4 oz. Romaine lettuce
2 slices Bacon, cooked and diced
1 oz. Celery, cut on long bias
½ oz. Green bell pepper, ¼" slice
½ oz. Red bell pepper, ½" slice
½ oz. Red onion, ½" slice
2 oz. Grape tomatoes, cut in half lengthwise
3 oz. Rotisserie chicken, skin removed, cut into ½" dice
1 oz. Croutons
2 oz. Ken’s Cracked Peppercorn Dressing, *or customer selection
2 oz. Blue cheese, crumbles
1 tsp. Herb mix
1 ea. Hard-boiled egg, quartered
1 ea.

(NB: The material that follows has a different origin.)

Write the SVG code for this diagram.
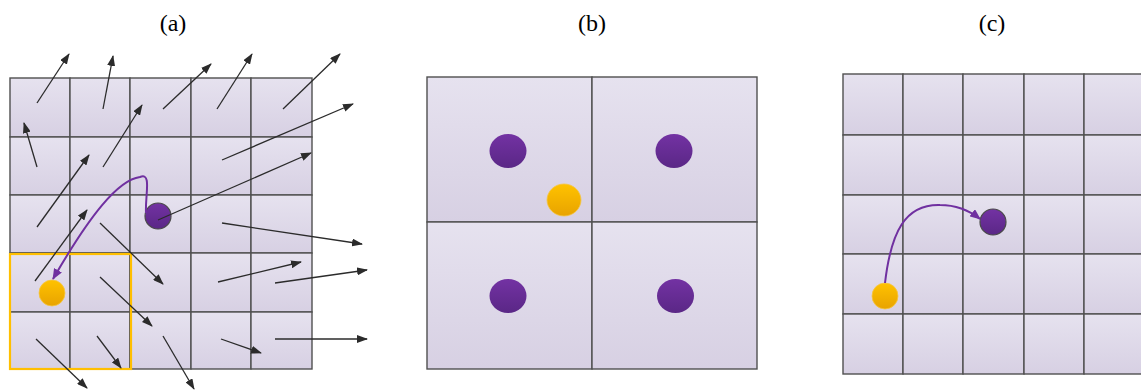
<svg xmlns="http://www.w3.org/2000/svg" width="1141" height="390" viewBox="0 0 1141 390">
<defs>
<linearGradient id="cellg" x1="0" y1="0" x2="0" y2="1">
<stop offset="0" stop-color="#e6e2ef"/>
<stop offset="1" stop-color="#d7d0e3"/>
</linearGradient>
<linearGradient id="purg" x1="0" y1="0" x2="0" y2="1">
<stop offset="0" stop-color="#7332a3"/>
<stop offset="1" stop-color="#5a2786"/>
</linearGradient>
<linearGradient id="orag" x1="0" y1="0" x2="0" y2="1">
<stop offset="0" stop-color="#ffc200"/>
<stop offset="1" stop-color="#e8a300"/>
</linearGradient>
<marker id="ah" markerUnits="userSpaceOnUse" markerWidth="11" markerHeight="8" refX="10" refY="4" orient="auto">
<path d="M0,0 L11,4 L0,8 z" fill="#2b2b2b"/>
</marker>
<marker id="ahp" markerUnits="userSpaceOnUse" markerWidth="11" markerHeight="9" refX="10" refY="4.5" orient="auto">
<path d="M0,0 L11,4.5 L0,9 z" fill="#7030a0"/>
</marker>
</defs>
<style>
.cell{fill:url(#cellg);stroke:#505050;stroke-width:1.4}
.lbl{font-family:"Liberation Serif","Times New Roman",serif;font-size:24px;fill:#000;text-anchor:middle}
.vec{stroke:#2b2b2b;stroke-width:1.3;fill:none;marker-end:url(#ah)}
.path{stroke:#7030a0;stroke-width:2;fill:none;marker-end:url(#ahp)}
.pball{fill:url(#purg)}
.pballs{fill:url(#purg);stroke:#4a4a4a;stroke-width:1.2}
.oball{fill:url(#orag);stroke:#f5c542;stroke-width:0.8}
</style>
<rect width="1141" height="390" fill="#ffffff"/>

<text class="lbl" x="173" y="31">(a)</text>
<text class="lbl" x="592" y="31">(b)</text>
<text class="lbl" x="992" y="31">(c)</text>

<g id="gridA">
<rect class="cell" x="10" y="78" width="60" height="59"/>
<rect class="cell" x="70" y="78" width="60" height="59"/>
<rect class="cell" x="130" y="78" width="61" height="59"/>
<rect class="cell" x="191" y="78" width="60" height="59"/>
<rect class="cell" x="251" y="78" width="61" height="59"/>
<rect class="cell" x="10" y="137" width="60" height="58"/>
<rect class="cell" x="70" y="137" width="60" height="58"/>
<rect class="cell" x="130" y="137" width="61" height="58"/>
<rect class="cell" x="191" y="137" width="60" height="58"/>
<rect class="cell" x="251" y="137" width="61" height="58"/>
<rect class="cell" x="10" y="195" width="60" height="58"/>
<rect class="cell" x="70" y="195" width="60" height="58"/>
<rect class="cell" x="130" y="195" width="61" height="58"/>
<rect class="cell" x="191" y="195" width="60" height="58"/>
<rect class="cell" x="251" y="195" width="61" height="58"/>
<rect class="cell" x="10" y="253" width="60" height="59"/>
<rect class="cell" x="70" y="253" width="60" height="59"/>
<rect class="cell" x="130" y="253" width="61" height="59"/>
<rect class="cell" x="191" y="253" width="60" height="59"/>
<rect class="cell" x="251" y="253" width="61" height="59"/>
<rect class="cell" x="10" y="312" width="60" height="57"/>
<rect class="cell" x="70" y="312" width="60" height="57"/>
<rect class="cell" x="130" y="312" width="61" height="57"/>
<rect class="cell" x="191" y="312" width="60" height="57"/>
<rect class="cell" x="251" y="312" width="61" height="57"/>
</g>
<g id="highlightA">
<rect x="10" y="254" width="121" height="115" fill="none" stroke="#ffbf00" stroke-width="2.2"/>
</g>
<g id="ballsA">
<circle id="purpleA" class="pballs" cx="158" cy="216" r="13"/>
<circle id="orangeA" class="oball" cx="52" cy="293" r="13"/>
</g>

<g id="gridB">
<rect class="cell" x="427" y="77" width="165" height="145"/>
<rect class="cell" x="592" y="77" width="165" height="145"/>
<rect class="cell" x="427" y="222" width="165" height="147"/>
<rect class="cell" x="592" y="222" width="165" height="147"/>
</g>
<g id="ballsB">
<ellipse class="pball" cx="508" cy="151" rx="18.5" ry="17"/>
<ellipse class="pball" cx="674" cy="151" rx="18.5" ry="17"/>
<ellipse class="pball" cx="508" cy="296" rx="18.5" ry="17"/>
<ellipse class="pball" cx="675.5" cy="296" rx="18.5" ry="17"/>
<ellipse class="oball" cx="564" cy="200" rx="17" ry="16"/>
</g>

<g id="gridC">
<rect class="cell" x="843" y="74" width="60" height="61"/>
<rect class="cell" x="903" y="74" width="60" height="61"/>
<rect class="cell" x="963" y="74" width="61" height="61"/>
<rect class="cell" x="1024" y="74" width="60" height="61"/>
<rect class="cell" x="1084" y="74" width="60" height="61"/>
<rect class="cell" x="843" y="135" width="60" height="60"/>
<rect class="cell" x="903" y="135" width="60" height="60"/>
<rect class="cell" x="963" y="135" width="61" height="60"/>
<rect class="cell" x="1024" y="135" width="60" height="60"/>
<rect class="cell" x="1084" y="135" width="60" height="60"/>
<rect class="cell" x="843" y="195" width="60" height="59"/>
<rect class="cell" x="903" y="195" width="60" height="59"/>
<rect class="cell" x="963" y="195" width="61" height="59"/>
<rect class="cell" x="1024" y="195" width="60" height="59"/>
<rect class="cell" x="1084" y="195" width="60" height="59"/>
<rect class="cell" x="843" y="254" width="60" height="60"/>
<rect class="cell" x="903" y="254" width="60" height="60"/>
<rect class="cell" x="963" y="254" width="61" height="60"/>
<rect class="cell" x="1024" y="254" width="60" height="60"/>
<rect class="cell" x="1084" y="254" width="60" height="60"/>
<rect class="cell" x="843" y="314" width="60" height="60"/>
<rect class="cell" x="903" y="314" width="60" height="60"/>
<rect class="cell" x="963" y="314" width="61" height="60"/>
<rect class="cell" x="1024" y="314" width="60" height="60"/>
<rect class="cell" x="1084" y="314" width="60" height="60"/>
</g>
<g id="ballsC">
<circle id="purpleC" class="pballs" cx="993" cy="222" r="13"/>
<circle id="orangeC" class="oball" cx="885" cy="296" r="13"/>
</g>

<g id="connectors">
<line class="vec" x1="37" y1="103" x2="69" y2="54"/>
<line class="vec" x1="103" y1="109" x2="113" y2="56"/>
<line class="vec" x1="163" y1="109" x2="211" y2="64"/>
<line class="vec" x1="217" y1="109" x2="252" y2="54"/>
<line class="vec" x1="283" y1="109" x2="340" y2="54"/>
<line class="vec" x1="37" y1="167" x2="24" y2="123"/>
<line class="vec" x1="103" y1="167" x2="142" y2="105"/>
<line class="vec" x1="222" y1="160" x2="353" y2="104"/>
<line class="vec" x1="37" y1="227" x2="89" y2="155"/>
<line class="vec" x1="158" y1="220" x2="311" y2="153"/>
<line class="vec" x1="100" y1="223" x2="163" y2="284"/>
<line class="vec" x1="222" y1="223" x2="362" y2="244"/>
<line class="vec" x1="35" y1="281" x2="87" y2="210"/>
<line class="vec" x1="100" y1="277" x2="152" y2="326"/>
<line class="vec" x1="218" y1="282" x2="301" y2="262"/>
<line class="vec" x1="275" y1="283" x2="367" y2="270"/>
<line class="vec" x1="36" y1="339" x2="87" y2="388"/>
<line class="vec" x1="97" y1="336" x2="121" y2="368"/>
<line class="vec" x1="163" y1="336" x2="194" y2="389"/>
<line class="vec" x1="221" y1="339" x2="261" y2="353"/>
<line class="vec" x1="275" y1="339" x2="367" y2="339"/>
<path class="path" d="M146,213 C145,195 152,172 140,177 C118,180 90,215 53,279"/>
<path class="path" d="M885,283 C891,232 905,204 940,205 C958,205 970,211 980,219"/>
</g>
</svg>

Breadstick

Equipment

  • Foodservice gloves
  • Knife
  • Cutting board
  • Mixing bowl
  • Tongs
  • 2 oz. ladle

Preparation

PROCEDURE

  1. Remove the damaged leaves of romaine, then cut into 1” x 1” pieces, wash and dry the lettuce well.
  2. Prepare and cut all other ingredients as detailed.

DINE IN

  1. Place the lettuce and all remaining ingredients in a mixing bowl, add the dressing.
  2. Mix well to evenly distribute the dressing.
  3. Place the mixed salad into the Cardinal R 0848 bowl.
  4. Serve with breadstick as shown below.

TO-GO

  1. Place lettuce in the Eco Expressions square container (0974).
  2. Top with remaining ingredients as shown (except dressing).
  3. Place lid on container, seal with square MADE Market sticker.
  4. Serve with a bread stick.

NOTE

For the To-Go salad - the dressing is packaged and placed on the side.